Nevada Gold Country, White Pine County, Nevada

April 14, 2014

My Jan. 21, 2014 commentary, Gold’s Wild Ride Down May Soon Be Up, explained my switch from gold bear to gold bull one week earlier. I am still bullish although the Comex market remains a wild ride given St. Patrick’s fleeting high of $1,392.2 per ounce followed by April Fools’ low of $1,277.2 (June contract).

On balance, gold is up for the year and joins Treasurys in 2014’s renaissance of unloved assets. Both have done well compared to much favored U.S. equities which stumbled in April on a tech-led selloff, rising tensions in the Ukraine, less than stellar economic data from China and nervousness about future earnings. By Friday’s close, Comex gold was up for the year 11% at $1,319.0 per ounce and the S&P 500 down 1.8% at 1,815.69.

My change in sentiment arose from gold’s reversal in fortune relative to global commodities oil and copper. The January commentary pointed out that a similar condition occurred in late-April 2011. At that time Dennis Gartman, commodity trader and author of the respected Gartman Letter, made a bold bullish prediction on gold price. Comex gold was then about $1,500 per ounce and by that September the yellow metal set an all-time record of $1,923.7 per ounce.

The following is an update of data supporting my decision to join the bulls and a comparison to the 2011 Gartman call. Although a return to the lofty heights of those days is doubtful, revisiting St. Paddy’s high is likely and with a little 4-leaf clover luck, a rally to August 2013 $1,430+ territory.

A Key Value Reversal

The Eureka Miner’s Gold Value Index© (GVI©) is a powerful tool for understanding gold’s value relative to global commodities and anticipating the yellow metal’s near- and long-term market direction. The GVI computes a currency independent value for gold against a basket of commodities in much the same manner as the US Dollar Index® (DXY) determines the value of the dollar relative to foreign currencies. The GVI basket includes Nymex (WTI) crude oil, Comex copper and Comex silver (Notes 1 & 2).

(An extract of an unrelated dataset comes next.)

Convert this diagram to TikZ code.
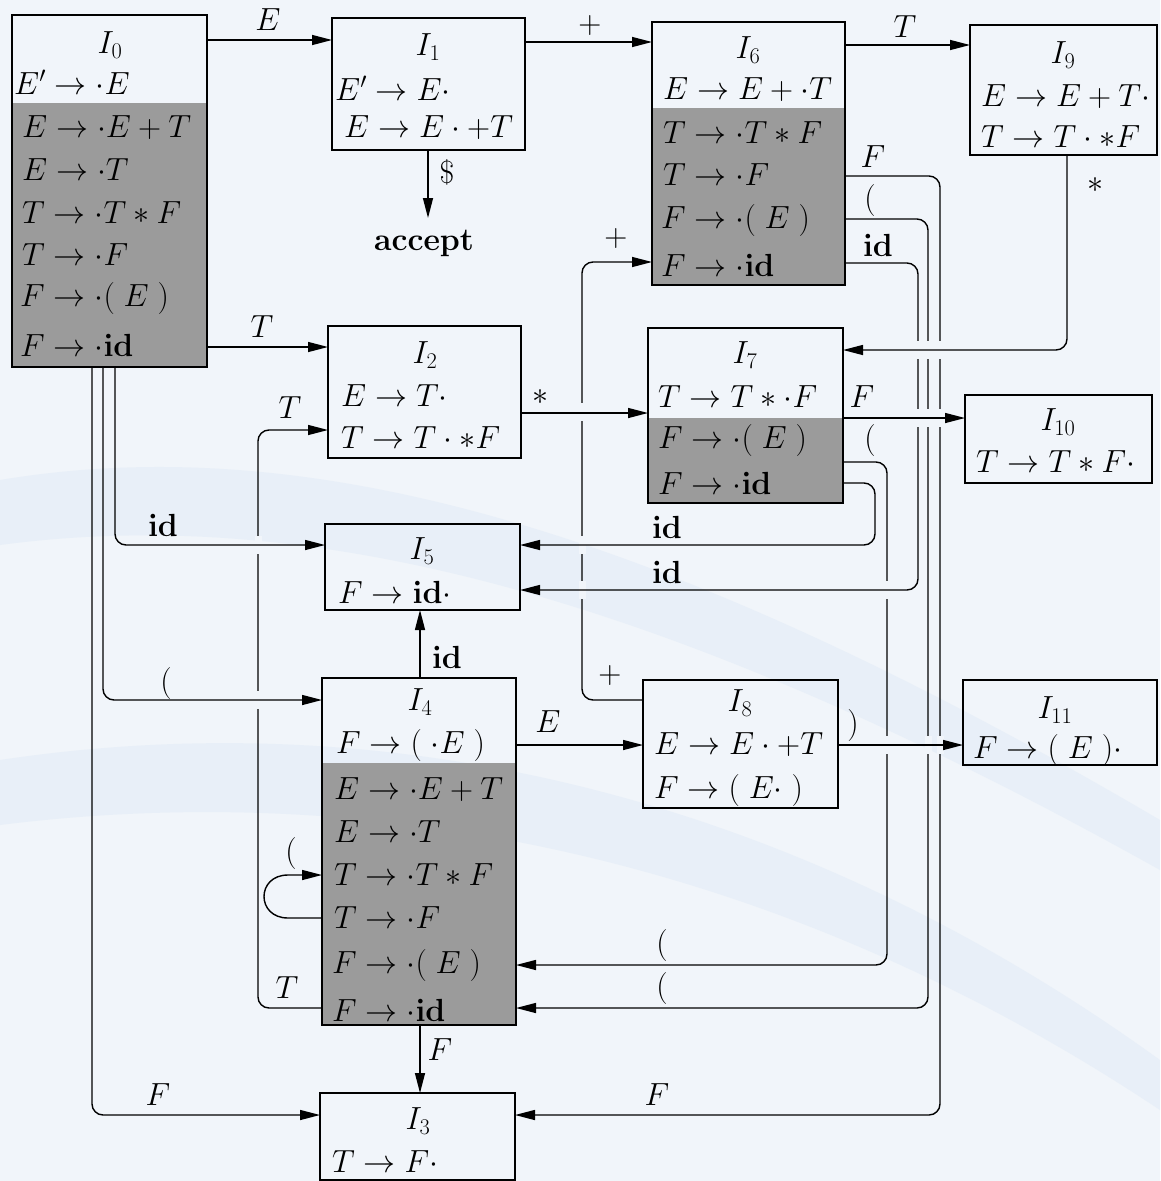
\documentclass[tikz,border=0pt]{standalone}
\usepackage{fix-cm}
\usetikzlibrary{arrows.meta}
\definecolor{bgc}{RGB}{241,245,250}
\definecolor{swc}{RGB}{232,239,248}
\definecolor{shd}{RGB}{155,155,155}
\newcommand\gapat[2]{\fill[gap] ({#1-3.5},{#2-9}) rectangle ({#1+3.5},{#2+9});}
\tikzset{
  box/.style={draw, line width=1.4pt, inner sep=0pt, outer sep=0pt, anchor=north west},
  txt/.style={inner sep=0pt, font=\fontsize{32}{38}\selectfont},
  row/.style={txt, anchor=west},
  conn/.style={line width=1.4pt, rounded corners=11pt, -{Triangle[length=20pt,width=10pt]}},
  gap/.style={fill=bgc, draw=none},
}
\begin{document}
\begin{tikzpicture}[x=1pt,y=-1pt]
\useasboundingbox (0,0) rectangle (1160,1181);
\fill[bgc] (0,0) rectangle (1160,1181);
% decorative background swooshes
\fill[swc] (0,480) .. controls (300,430) and (650,520) .. (1160,820) -- (1160,870) .. controls (650,585) and (300,505) .. (0,545) -- cycle;
\fill[swc] (0,760) .. controls (400,700) and (800,800) .. (1160,1060) -- (1160,1110) .. controls (800,870) and (400,775) .. (0,825) -- cycle;
% shaded (closure) parts
\fill[shd] (12,103) rectangle (207,367);
\fill[shd] (652,108) rectangle (845,285);
\fill[shd] (648,418) rectangle (843,503);
\fill[shd] (322,763) rectangle (516,1025);
% boxes
\node[box, minimum width=195pt, minimum height=352pt] (I0) at (12,15) {};
\node[box, minimum width=193pt, minimum height=132pt] (I1) at (332,18) {};
\node[box, minimum width=193pt, minimum height=263pt] (I6) at (652,22) {};
\node[box, minimum width=187pt, minimum height=130pt] (I9) at (970,25) {};
\node[box, minimum width=193pt, minimum height=132pt] (I2) at (328,326) {};
\node[box, minimum width=195pt, minimum height=175pt] (I7) at (648,328) {};
\node[box, minimum width=187pt, minimum height=88pt] (I10) at (965,395) {};
\node[box, minimum width=195pt, minimum height=86pt] (I5) at (325,524) {};
\node[box, minimum width=194pt, minimum height=347pt] (I4) at (322,678) {};
\node[box, minimum width=195pt, minimum height=128pt] (I8) at (643,680) {};
\node[box, minimum width=194pt, minimum height=85pt] (I11) at (963,680) {};
\node[box, minimum width=195pt, minimum height=87pt] (I3) at (320,1093) {};
% I0
\node[txt] (n0) at (110,45) {$I_0$};
\node[row] (t0a) at (14,82) {$E'\to{\cdot}E$};
\node[row] (t0b) at (22,128) {$E\to{\cdot}E+T$};
\node[row] (t0c) at (22,170) {$E\to{\cdot}T$};
\node[row] (t0d) at (22,213) {$T\to{\cdot}T*F$};
\node[row] (t0e) at (22,255) {$T\to{\cdot}F$};
\node[row] (t0f) at (20,298) {$F\to{\cdot}(\;E\;)$};
\node[row] (t0g) at (20,345) {$F\to{\cdot}\mathbf{id}$};
% I1
\node[txt] (n1) at (428,47) {$I_1$};
\node[row] (t1a) at (335,88) {$E'\to E{\cdot}$};
\node[row] (t1b) at (344,128) {$E\to E\cdot{+}T$};
% I6
\node[txt] (n6) at (748,50) {$I_6$};
\node[row] (t6a) at (663,90) {$E\to E+{\cdot}T$};
\node[row] (t6b) at (663,133) {$T\to{\cdot}T*F$};
\node[row] (t6c) at (663,175) {$T\to{\cdot}F$};
\node[row] (t6d) at (661,220) {$F\to{\cdot}(\;E\;)$};
\node[row] (t6e) at (661,265) {$F\to{\cdot}\mathbf{id}$};
% I9
\node[txt] (n9) at (1063,55) {$I_9$};
\node[row] (t9a) at (981,97) {$E\to E+T{\cdot}$};
\node[row] (t9b) at (981,137) {$T\to T\cdot{*}F$};
% I2
\node[txt] (n2) at (425,355) {$I_2$};
\node[row] (t2a) at (341,396) {$E\to T{\cdot}$};
\node[row] (t2b) at (341,438) {$T\to T\cdot{*}F$};
% I7
\node[txt] (n7) at (745,355) {$I_7$};
\node[row] (t7a) at (658,397) {$T\to T*{\cdot}F$};
\node[row] (t7b) at (658,440) {$F\to{\cdot}(\;E\;)$};
\node[row] (t7c) at (658,483) {$F\to{\cdot}\mathbf{id}$};
% I10
\node[txt] (n10) at (1058,422) {$I_{10}$};
\node[row] (t10a) at (976,462) {$T\to T*F{\cdot}$};
% I5
\node[txt] (n5) at (422,551) {$I_5$};
\node[row] (t5a) at (338,592) {$F\to\mathbf{id}{\cdot}$};
% I4
\node[txt] (n4) at (420,702) {$I_4$};
\node[row] (t4a) at (336,745) {$F\to(\;{\cdot}E\;)$};
\node[row] (t4b) at (334,790) {$E\to{\cdot}E+T$};
\node[row] (t4c) at (334,832) {$E\to{\cdot}T$};
\node[row] (t4d) at (334,875) {$T\to{\cdot}T*F$};
\node[row] (t4e) at (334,918) {$T\to{\cdot}F$};
\node[row] (t4f) at (332,965) {$F\to{\cdot}(\;E\;)$};
\node[row] (t4g) at (332,1010) {$F\to{\cdot}\mathbf{id}$};
% I8
\node[txt] (n8) at (740,703) {$I_8$};
\node[row] (t8a) at (654,745) {$E\to E\cdot{+}T$};
\node[row] (t8b) at (654,790) {$F\to(\;E\cdot\;)$};
% I11
\node[txt] (n11) at (1055,710) {$I_{11}$};
\node[row] (t11a) at (973,750) {$F\to(\;E\;){\cdot}$};
% I3
\node[txt] (n3) at (418,1121) {$I_3$};
\node[row] (t3a) at (332,1162) {$T\to F{\cdot}$};
% accept
\node[txt] (acc) at (424,243) {\textbf{accept}};
\coordinate (accin) at (428,218);
% labels
\node[txt] (lE1) at (268,20) {$E$};
\node[txt] (lp1) at (590,25) {$+$};
\node[txt] (lT1) at (905,27) {$T$};
\node[txt] (ldol) at (447,172) {\$};
\node[txt] (lT2) at (262,327) {$T$};
\node[txt] (ls1) at (540,397) {$*$};
\node[txt] (ls2) at (1095,185) {$*$};
\node[txt] (lF1) at (862,397) {$F$};
\node[txt] (lid1) at (163,525) {$\mathbf{id}$};
\node[txt] (lo1) at (166,683) {$($};
\node[txt] (lF2) at (158,1095) {$F$};
\node[txt] (lT3) at (290,408) {$T$};
\node[txt] (lT4) at (287,988) {$T$};
\node[txt] (lo2) at (291,853) {$($};
\node[txt] (lid2) at (447,657) {$\mathbf{id}$};
\node[txt] (lE2) at (548,722) {$E$};
\node[txt] (lF3) at (440,1050) {$F$};
\node[txt] (lc1) at (853,725) {$)$};
\node[txt] (lp2) at (610,675) {$+$};
\node[txt] (lp3) at (616,238) {$+$};
\node[txt] (lo3) at (870,440) {$($};
\node[txt] (lo4) at (662,945) {$($};
\node[txt] (lid3) at (667,527) {$\mathbf{id}$};
\node[txt] (lF4) at (873,157) {$F$};
\node[txt] (lF5) at (657,1095) {$F$};
\node[txt] (lo5) at (870,200) {$($};
\node[txt] (lo6) at (662,988) {$($};
\node[txt] (lid4) at (878,245) {$\mathbf{id}$};
\node[txt] (lid5) at (667,572) {$\mathbf{id}$};
% connectors with long vertical runs (drawn first, then broken where crossed)
\draw[conn] (I4.west |- 0,1008) -| (258,430) -- (I2.west |- 0,430);
\draw[conn] (I8.west |- 0,700) -| (582,262) -- (I6.west |- 0,262);
\draw[conn] (I7.east |- 0,462) -| (887,965) -- (I4.east |- 0,965);
\draw[conn] (I6.east |- 0,176) -| (940,1115) -- (I3.east |- 0,1115);
\draw[conn] (I6.east |- 0,219) -| (928,1008) -- (I4.east |- 0,1008);
\gapat{258}{545}\gapat{258}{700}
\gapat{582}{412}\gapat{582}{545}\gapat{582}{590}
\gapat{887}{590}\gapat{887}{745}
\gapat{928}{350}\gapat{928}{418}\gapat{928}{745}
\gapat{940}{350}\gapat{940}{418}\gapat{940}{745}
\draw[conn] (I6.east |- 0,263) -| (918,590) -- (I5.east |- 0,590);
\gapat{918}{350}\gapat{918}{418}
% remaining connectors
\draw[conn] (I0.east |- 0,40) -- (I1.west |- 0,40);
\draw[conn] (I1.east |- 0,42) -- (I6.west |- 0,42);
\draw[conn] (I6.east |- 0,45) -- (I9.west |- 0,45);
\draw[conn] (I1.south -| 428,0) -- (accin);
\draw[conn] (I0.east |- 0,347) -- (I2.west |- 0,347);
\draw[conn] (I2.east |- 0,413) -- (I7.west |- 0,413);
\draw[conn] (I9.south -| 1067,0) |- (I7.east |- 0,350);
\draw[conn] (I7.east |- 0,418) -- (I10.west |- 0,418);
\draw[conn] (I0.south -| 115,0) |- (I5.west |- 0,545);
\draw[conn] (I0.south -| 103,0) |- (I4.west |- 0,700);
\draw[conn] (I0.south -| 92,0) |- (I3.west |- 0,1115);
\draw[conn, rounded corners=0pt] (I4.west |- 0,918) -- (288,918) .. controls (256,918) and (256,875) .. (288,875) -- (I4.west |- 0,875);
\draw[conn] (I4.north -| 420,0) -- (I5.south -| 420,0);
\draw[conn] (I4.east |- 0,745) -- (I8.west |- 0,745);
\draw[conn] (I4.south -| 420,0) -- (I3.north -| 420,0);
\draw[conn] (I8.east |- 0,745) -- (I11.west |- 0,745);
\draw[conn] (I7.east |- 0,483) -| (875,545) -- (I5.east |- 0,545);
\end{tikzpicture}
\end{document}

A nearly 8-year history of the GVI is shown in Figure 1 from July 20, 2006 through Friday’s close:

Figure 1 – The Eureka Miner’s Gold Value Index© (mid-2006 to present)

As explained in my July 22, 2013 commentary: Along with a plot of the GVI (reddish brown line) are key dates and gold price benchmark records. The dashed orange line that goes from the lower-left to the upper-right of the graph is a 93-month value trend with boundaries of +/- two-standard deviations (dotted lines). The solid orange line represents a “market norm” attained on Nov. 26, 2010. This date lies roughly in the middle of a six-week interval when key commodity ratios returned to near historical norms and enjoyed a period of rock sold stability following the Great Recession (Note3).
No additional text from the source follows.